Tuesday, November 08, 2005

Do you know about "CAMEL"?

The Oriental Institute's CAMEL (Center for Ancient Middle Eastern Landscapes) can survey ancient sites without digging in the dirt and distrubing the ground. Remember, that as archaeologists dig, they destroy. This project aims to survey ancient sites and disturb them as little as possible.

But what it can do is: "organize maps, aerial photography, satellite images and other data into one place allowing archaeologists to see how ancient trade routes developed and to prepare simulations of how people may have interacted, given the limitations of their space, the availability of resource and the organizations of their cities," so says the press release from the Oriental Instiute.

Scott Branting, Director of the project, oversees CAMEL from a computer lab at the Oriental Institute.

Turning on a computer Branting says: "The Near Eastern area is defined for the purposes of our collections as an enormous box stretching from Greece on the west to Afghanistan on the east, from the middle of the Black Sea on the north to the horn of Africa on the south."

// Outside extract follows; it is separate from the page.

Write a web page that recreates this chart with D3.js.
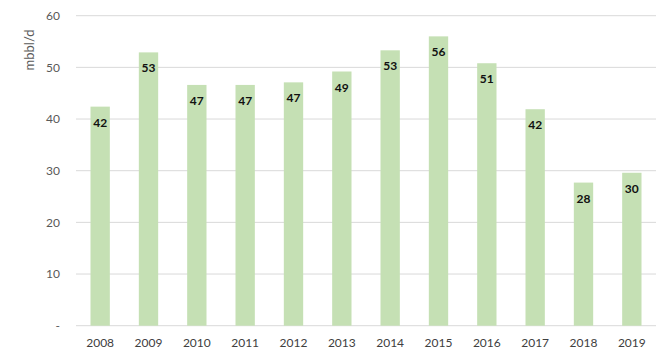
<!DOCTYPE html>
<html><head><meta charset="utf-8">
<script src="https://cdn.jsdelivr.net/npm/d3@7"></script>
<style>body{margin:0;background:#fff;} svg{display:block;}</style>
</head><body>
<script>
const years = ["2008","2009","2010","2011","2012","2013","2014","2015","2016","2017","2018","2019"];
const values = [42.4,52.9,46.6,46.6,47.1,49.2,53.3,56.0,50.8,41.9,27.7,29.6];
const yTicks = [0,10,20,30,40,50,60];
const yTitle = "mbbl/d";

const W=672,H=360;
const m={left:76,right:16,top:15.7,bottom:34.3};
const svg=d3.select("body").append("svg").attr("width",W).attr("height",H);
const x=d3.scaleBand().domain(years).range([m.left,W-m.right]).paddingInner(0.6).paddingOuter(0.3);
const y=d3.scaleLinear().domain([0,60]).range([H-m.bottom,m.top]);
const font="Lato, 'Liberation Sans', sans-serif";

svg.append("g").selectAll("line").data(yTicks).join("line")
  .attr("x1",m.left).attr("x2",W-m.right)
  .attr("y1",d=>y(d)).attr("y2",d=>y(d))
  .attr("stroke","#d9d9d9").attr("stroke-width",1);

const yAxis=d3.axisLeft(y).tickValues(yTicks).tickSize(0).tickPadding(16)
  .tickFormat(d=>d===0?"-":d);
const gy=svg.append("g").attr("transform",`translate(${m.left},0)`).call(yAxis);
gy.select(".domain").remove();
gy.selectAll("text").attr("font-family",font).attr("font-size",12).attr("fill","#595959");

const xAxis=d3.axisBottom(x).tickSize(0).tickPadding(13);
const gx=svg.append("g").attr("transform",`translate(0,${H-m.bottom})`).call(xAxis);
gx.select(".domain").remove();
gx.selectAll("text").attr("font-family",font).attr("font-size",12).attr("fill","#404040");

svg.append("g").selectAll("rect").data(values).join("rect")
  .attr("x",(d,i)=>x(years[i])).attr("width",x.bandwidth())
  .attr("y",d=>y(d)).attr("height",d=>y(0)-y(d))
  .attr("fill","#c5e0b4");

svg.append("g").selectAll("text").data(values).join("text")
  .attr("x",(d,i)=>x(years[i])+x.bandwidth()/2)
  .attr("y",d=>y(d)+20)
  .attr("text-anchor","middle")
  .attr("font-family",font).attr("font-size",12).attr("font-weight","bold").attr("fill","#111")
  .text(d=>Math.round(d));

svg.append("text").attr("transform","translate(34,50) rotate(-90)")
  .attr("text-anchor","middle").attr("font-family",font).attr("font-size",13).attr("fill","#595959")
  .text(yTitle);
</script>
</body></html>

And up pops an aerial surveillance photgraph taken for defense purposes during the Cold War. The image shows mounds on the surface of the steppe regions of modern Iraq, sites that are among the hundreds underexpored that are potentially valuable for future excavation when archaeologists can safely return. Many of these photos are from the 1950s and 1960s and even earlier so the terrain is different but the ancient material is still the same, buried deep within the earth.

Kerkenes Dag in central Turkey is a city, about 30 miles from Hattusa, capital of the ancient Hittite Empire. It was built sometime after the fall of the Hittites in about 1180 BC. Geoffrey Summers of the MiddleEast Technical University in Ankara directed a new dig at the site beginning in 1993. Branting joined the project in 1995 as a graduate student. From the beginning of the latest work at Kerkenes Dag, archaeologists have used nondestructive techniques to learn more. Global Positioning Systenm technlogy has also helped produce a virtual reconstruction of the entire city.

Using non-invasive techniques the team located the gateway of the palace complex and they are able to date the site. Scholars think it may be the city Herodotus called Pteria, conquered by the Lydian King Croesus in a failed effort to block the advance of the Persian Empire.

"If the equation of Kerkenes Dag with Pteria holds true, then we can even more precisely date the massive destruction of the city to around 547 BC and begin to understand something of its international importance," according to Branting.